Álvaro Sanz Remón (born 29 August 1977) is a Spanish politician of the United Left (IU). He was a member of the Congress of Deputies (2014–2015) and was elected to the Cortes of Aragon in 2019. He was coordinator of the United Left of Aragon from 2017 to 2025.

==Biography==
Sanz was born in Ejea de los Caballeros in the Province of Zaragoza. He became active in youth politics aged 13, and continued his anti-militarist activism at 19 when he moved to Zaragoza to study. He worked for a year at Unión de Agricultores y Ganaderos de Aragón (UAGA), a workers' cooperative.

Sanz worked for the United Left (IU) in various roles at local and comarcal level. In July 2014, due to the Plural Left pact between IU and the Chunta Aragonesista (CHA), Sanz replaced the latter's Chesús Yuste in the Congress of Deputies. The pact ran in 2015 as the Popular Unity and lost its seat.
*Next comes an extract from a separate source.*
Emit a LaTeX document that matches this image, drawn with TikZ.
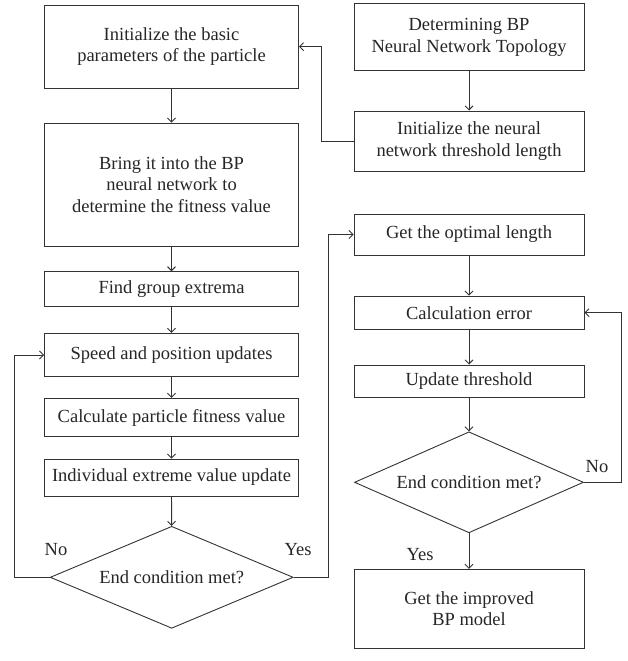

In March 2017, Sanz was elected coordinator of the United Left of Aragon with 55% of the vote against a competing candidacy from Jorge Sanz, replacing Adolfo Barrena after 15 years. His party contested the 2019 Aragonese regional election separately to Podemos, who could not agree on a joint list. He retained their one seat in the Cortes of Aragon. He voted in favour of Javier Lambán remaining President of the Government of Aragon; Lamban's Spanish Socialist Workers' Party (PSOE) formed a four-party government with Podemos, CHA and the Aragonese Party (PAR), with Sanz not joining in as he felt that the PSOE would not lean sufficiently to the left and needed checks in order to not drift to the right.

Sanz was re-elected to his party position unopposed in 2021. He retained his seat with a lower vote in the 2023 Aragonese regional election. On 18 October 2025, he announced that he would not contest re-election as leader of the United Left of Aragon at their assembly the following month.